◆ Work instructions ◆
Starting at the top of the listing, extract every line up to and including the one with "import pandas as pd". Pictures stay out of the copy.
= = = =
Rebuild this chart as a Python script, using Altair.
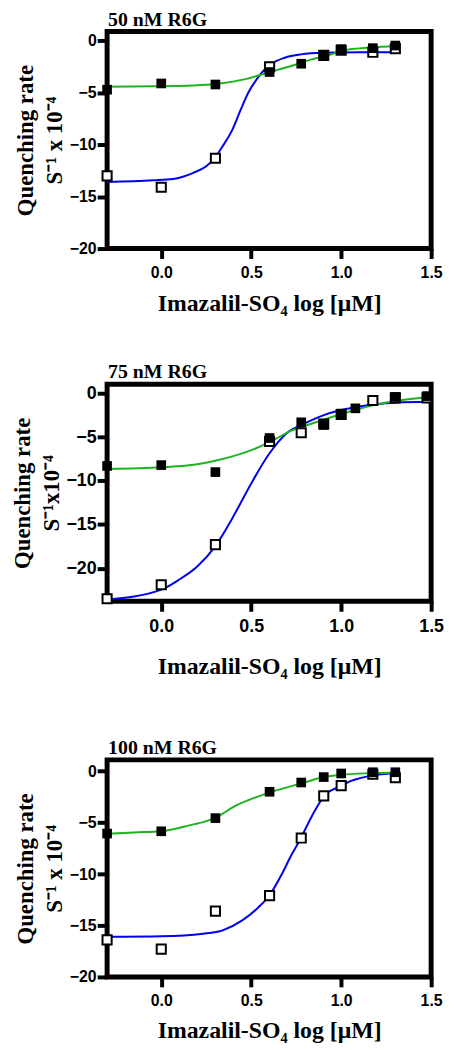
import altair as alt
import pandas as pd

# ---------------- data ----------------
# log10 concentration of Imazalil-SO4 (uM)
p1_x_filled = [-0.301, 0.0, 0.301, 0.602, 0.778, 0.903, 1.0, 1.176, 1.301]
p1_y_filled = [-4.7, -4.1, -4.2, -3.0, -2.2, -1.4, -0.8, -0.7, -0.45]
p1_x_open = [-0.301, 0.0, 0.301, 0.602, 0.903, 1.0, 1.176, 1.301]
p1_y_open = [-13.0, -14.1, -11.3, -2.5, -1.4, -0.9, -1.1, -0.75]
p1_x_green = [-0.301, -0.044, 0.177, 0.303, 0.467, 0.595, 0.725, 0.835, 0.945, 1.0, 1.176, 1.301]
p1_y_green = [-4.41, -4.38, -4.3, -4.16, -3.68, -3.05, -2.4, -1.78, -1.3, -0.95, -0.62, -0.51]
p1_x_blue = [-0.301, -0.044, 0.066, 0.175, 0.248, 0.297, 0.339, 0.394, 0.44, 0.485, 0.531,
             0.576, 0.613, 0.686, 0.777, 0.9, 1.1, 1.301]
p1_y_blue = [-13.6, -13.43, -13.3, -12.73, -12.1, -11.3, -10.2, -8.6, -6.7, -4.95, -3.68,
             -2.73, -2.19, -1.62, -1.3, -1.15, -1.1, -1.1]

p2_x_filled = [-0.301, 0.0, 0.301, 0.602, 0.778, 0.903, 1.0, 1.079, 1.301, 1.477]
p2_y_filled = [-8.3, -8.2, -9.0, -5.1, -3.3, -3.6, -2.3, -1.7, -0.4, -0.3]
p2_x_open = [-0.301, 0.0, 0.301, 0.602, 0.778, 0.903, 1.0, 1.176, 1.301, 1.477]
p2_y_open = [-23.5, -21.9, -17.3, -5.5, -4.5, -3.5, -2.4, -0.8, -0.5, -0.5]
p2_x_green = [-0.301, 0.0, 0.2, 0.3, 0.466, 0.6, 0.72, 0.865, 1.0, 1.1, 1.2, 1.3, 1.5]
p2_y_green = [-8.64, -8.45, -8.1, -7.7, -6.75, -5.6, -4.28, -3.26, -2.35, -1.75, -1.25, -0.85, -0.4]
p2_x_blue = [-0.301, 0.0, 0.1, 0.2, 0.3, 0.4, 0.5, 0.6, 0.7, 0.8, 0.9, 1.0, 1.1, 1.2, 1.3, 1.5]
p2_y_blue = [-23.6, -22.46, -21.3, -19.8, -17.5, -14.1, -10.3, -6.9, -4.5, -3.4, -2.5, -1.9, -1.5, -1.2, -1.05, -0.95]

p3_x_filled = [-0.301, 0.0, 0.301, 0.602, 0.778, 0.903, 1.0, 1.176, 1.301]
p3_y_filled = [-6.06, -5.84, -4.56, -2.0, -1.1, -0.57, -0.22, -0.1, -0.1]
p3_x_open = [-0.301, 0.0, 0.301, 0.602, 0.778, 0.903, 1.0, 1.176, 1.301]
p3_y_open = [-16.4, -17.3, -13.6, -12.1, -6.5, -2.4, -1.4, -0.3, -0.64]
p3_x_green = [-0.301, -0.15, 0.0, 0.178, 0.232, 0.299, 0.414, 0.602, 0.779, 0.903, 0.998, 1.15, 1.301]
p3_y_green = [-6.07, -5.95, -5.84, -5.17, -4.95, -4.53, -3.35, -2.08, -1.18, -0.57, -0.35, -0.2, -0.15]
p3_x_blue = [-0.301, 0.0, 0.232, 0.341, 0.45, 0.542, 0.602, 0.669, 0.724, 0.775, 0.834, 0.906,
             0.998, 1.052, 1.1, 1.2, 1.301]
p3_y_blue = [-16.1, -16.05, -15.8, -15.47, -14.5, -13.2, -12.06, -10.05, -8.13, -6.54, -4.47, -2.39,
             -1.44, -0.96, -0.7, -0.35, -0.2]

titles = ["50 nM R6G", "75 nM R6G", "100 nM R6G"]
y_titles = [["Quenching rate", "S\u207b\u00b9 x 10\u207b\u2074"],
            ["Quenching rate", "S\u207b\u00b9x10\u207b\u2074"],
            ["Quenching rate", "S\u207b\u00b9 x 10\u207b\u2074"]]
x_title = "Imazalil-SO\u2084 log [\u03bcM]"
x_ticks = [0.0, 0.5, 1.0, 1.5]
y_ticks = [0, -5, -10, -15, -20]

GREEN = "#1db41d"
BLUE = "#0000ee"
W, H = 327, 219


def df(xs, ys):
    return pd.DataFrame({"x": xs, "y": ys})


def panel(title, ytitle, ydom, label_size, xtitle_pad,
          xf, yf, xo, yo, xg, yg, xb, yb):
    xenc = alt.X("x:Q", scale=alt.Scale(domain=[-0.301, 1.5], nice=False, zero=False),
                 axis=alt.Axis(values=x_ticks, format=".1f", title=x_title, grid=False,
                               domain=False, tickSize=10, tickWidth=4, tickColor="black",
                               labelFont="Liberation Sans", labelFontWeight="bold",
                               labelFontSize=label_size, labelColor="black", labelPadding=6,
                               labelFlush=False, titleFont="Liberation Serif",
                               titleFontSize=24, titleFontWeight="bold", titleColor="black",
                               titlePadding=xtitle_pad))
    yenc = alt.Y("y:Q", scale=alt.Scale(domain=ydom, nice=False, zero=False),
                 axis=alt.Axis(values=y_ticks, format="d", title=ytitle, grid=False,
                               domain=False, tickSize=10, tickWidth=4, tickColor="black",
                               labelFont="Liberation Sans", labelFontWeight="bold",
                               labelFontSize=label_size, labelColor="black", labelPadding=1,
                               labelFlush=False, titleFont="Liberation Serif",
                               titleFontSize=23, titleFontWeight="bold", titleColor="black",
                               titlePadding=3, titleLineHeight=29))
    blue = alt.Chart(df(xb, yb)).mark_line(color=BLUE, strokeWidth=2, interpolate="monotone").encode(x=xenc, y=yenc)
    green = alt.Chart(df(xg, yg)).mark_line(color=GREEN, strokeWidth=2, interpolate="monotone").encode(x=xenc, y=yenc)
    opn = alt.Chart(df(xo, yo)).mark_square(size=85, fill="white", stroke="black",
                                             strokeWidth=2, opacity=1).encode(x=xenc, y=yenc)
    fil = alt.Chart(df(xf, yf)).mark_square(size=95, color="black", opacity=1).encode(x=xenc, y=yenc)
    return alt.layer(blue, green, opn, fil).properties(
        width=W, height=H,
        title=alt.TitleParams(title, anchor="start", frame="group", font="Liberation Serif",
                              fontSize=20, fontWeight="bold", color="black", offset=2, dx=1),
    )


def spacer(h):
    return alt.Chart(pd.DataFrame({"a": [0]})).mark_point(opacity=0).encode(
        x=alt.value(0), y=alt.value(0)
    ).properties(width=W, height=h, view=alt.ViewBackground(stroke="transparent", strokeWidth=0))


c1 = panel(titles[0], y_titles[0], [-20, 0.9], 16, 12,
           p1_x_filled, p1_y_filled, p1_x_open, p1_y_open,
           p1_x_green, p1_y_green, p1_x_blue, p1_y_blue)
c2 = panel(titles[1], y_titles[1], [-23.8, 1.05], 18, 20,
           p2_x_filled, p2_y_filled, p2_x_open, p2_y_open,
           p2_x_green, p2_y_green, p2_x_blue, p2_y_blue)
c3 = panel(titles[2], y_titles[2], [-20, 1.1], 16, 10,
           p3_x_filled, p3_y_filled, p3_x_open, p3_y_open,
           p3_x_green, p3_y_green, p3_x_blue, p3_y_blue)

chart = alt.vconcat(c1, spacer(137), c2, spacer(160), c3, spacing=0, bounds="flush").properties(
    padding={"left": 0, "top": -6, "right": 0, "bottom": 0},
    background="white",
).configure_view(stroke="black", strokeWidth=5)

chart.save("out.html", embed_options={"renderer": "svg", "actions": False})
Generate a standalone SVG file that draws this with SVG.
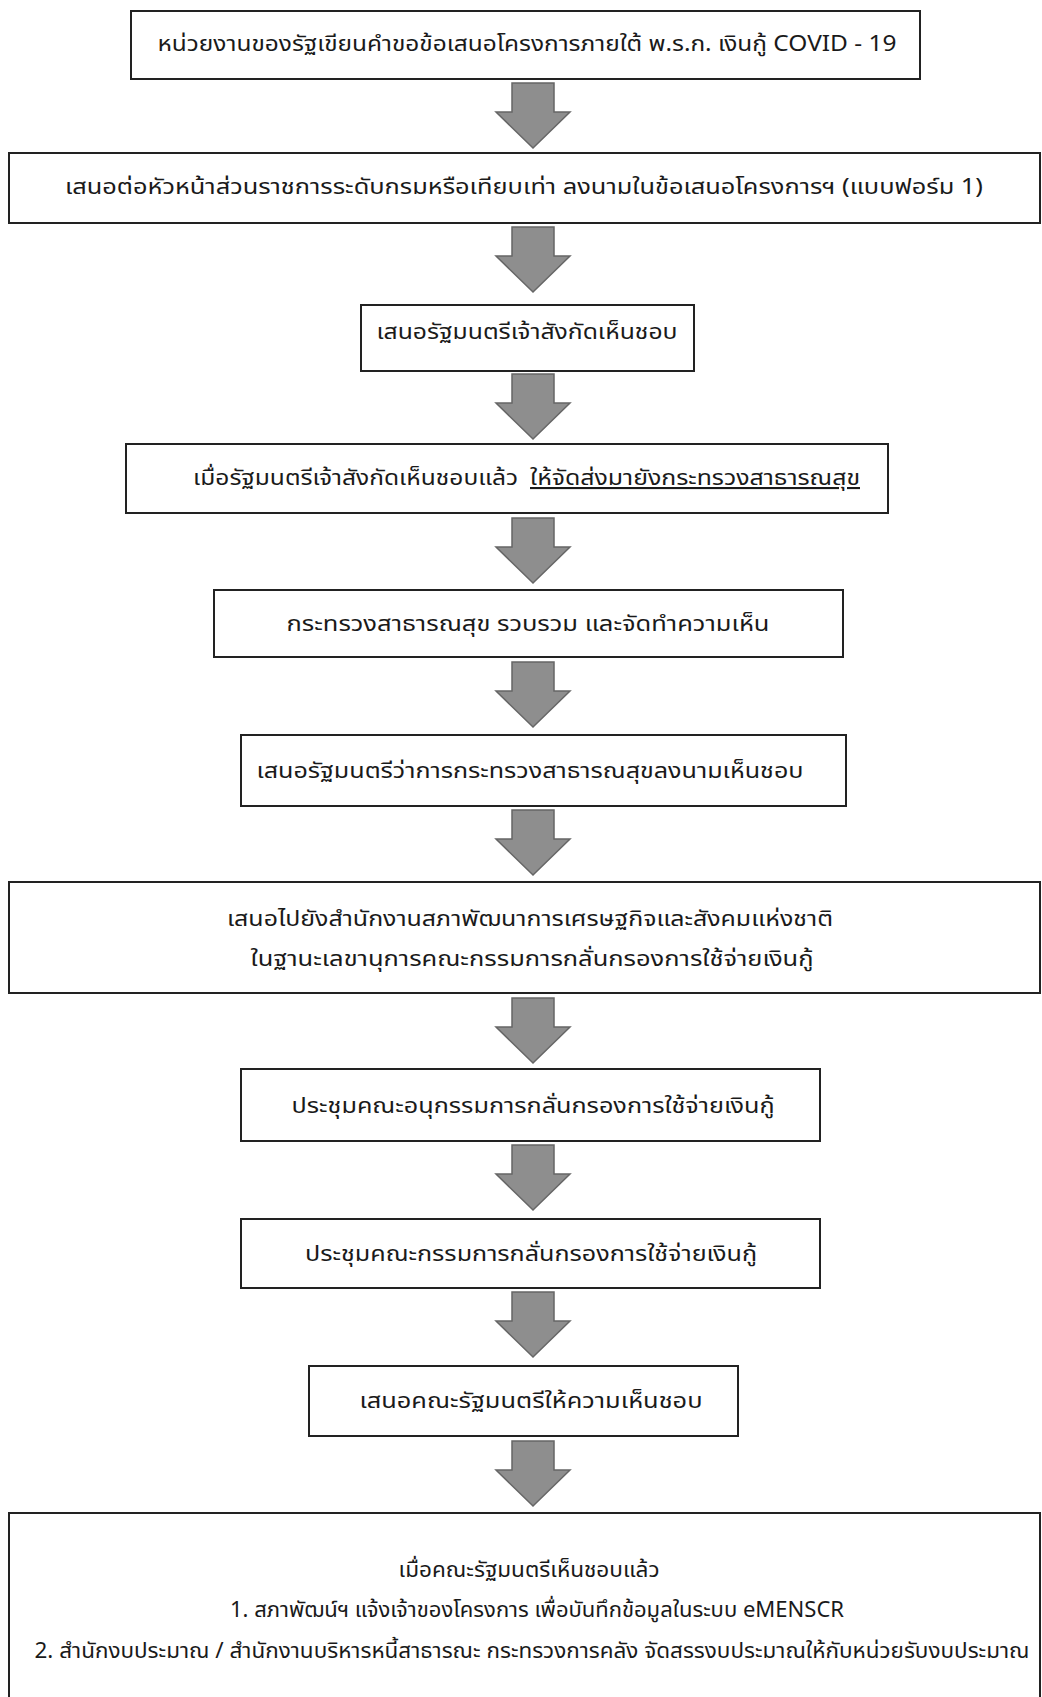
= = = =
◆ Solution to the problem ◆
Rebuild this chart as a Python script, using Altair.
import altair as alt
import pandas as pd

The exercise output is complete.